Sure the setup is farfetched but the execution is not. The tanks, planes, and rifles used are all precise replicas of the real thing. The battle scenes were staged and shot in a believable manner by director John Milius. The main criticism of the film has come from reviewers turned off by its blatant pro-gun attitude and excessive violence. Despite the fantasy (nightmare) element of high school kids as soldiers, Red Dawn takes an honest look at war. It creates a scenario where the only alternative to fighting is surrender. These kids choose to fight.
Rather than glorify war, Red Dawn takes an unflinching look at the horrors of armed conflict. Just look at the high price these characters pay for peace. Red Dawn may be dated but it's still an iconic American war movie.
Patrick Swayze and Charlie Sheen in Red Dawn.
Although I've yet to see the 2012 remake, it would have to be the worst movie ever made to make this one look like a masterpiece. Although there's an interesting premise at its heart, the poor writing and even poorer acting means that the premise is never properly executed and the result is downright amateurish. It's as though a local gun club, with no previous filmmaking experience, was given a few millions dollars to go make a movie, or like some really bad alternate history fan fiction that you might find online in some NRA forum.
I agree that there's an outdated feel to the story that goes far beyond its 1980s time period. The idea that the USSR and the USA could still engage in an old fashioned land war in the age of nuclear weapons seems almost quaint. There's some brief dialogue about the Russians taking out all of America's nuclear silos, but with litlte explanation as to how this was accomplished so completely, and no mention is made of nuclear submarines. It feels more like World War II set in America rather than World War III.
Like Eric, I found the acting to be quite bad, although given the dialogue they are given, it would take far more talented actors than these to make them sound convincing. Patrick Swayze is at his best when staring off into the horizon with a serious expression on his face. The young cast is also called upon to cry a great deal. Something they accomplish by hiding their faces and making whimpering noises, although perhaps they're really trying to hide their laughter at the silliness of it all. It's difficult to tell.

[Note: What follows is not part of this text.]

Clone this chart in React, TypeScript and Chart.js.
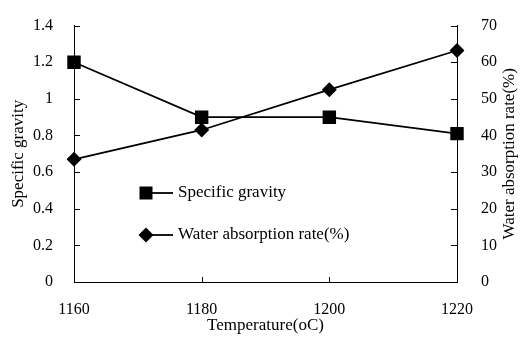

The real problem though, is the script. The dialogue is poor. The characterization is paper thin. And the premise poorly thought out. It may have struck a chord during the paranoia of the Cold War 1980s, but without that extra edge it just doesn't stand up to scrutiny. It really does play out like an NRA fantasy.
Some of the action is well filmed and although for the first half the Wolverines seem a little too indestructable, the second half doesn't stint on the deaths. The violence caused Red Dawn to be the very first film to be released with the newly created PG-13 rating.
I have heard many people proclaim their love of this film. Many were vocal about it when news of the remake emerged. I'm sure there are some who are truly fans of it, but I wonder how much of the good opinion isn't simply the memory of it viewed through the prism of nostalgia.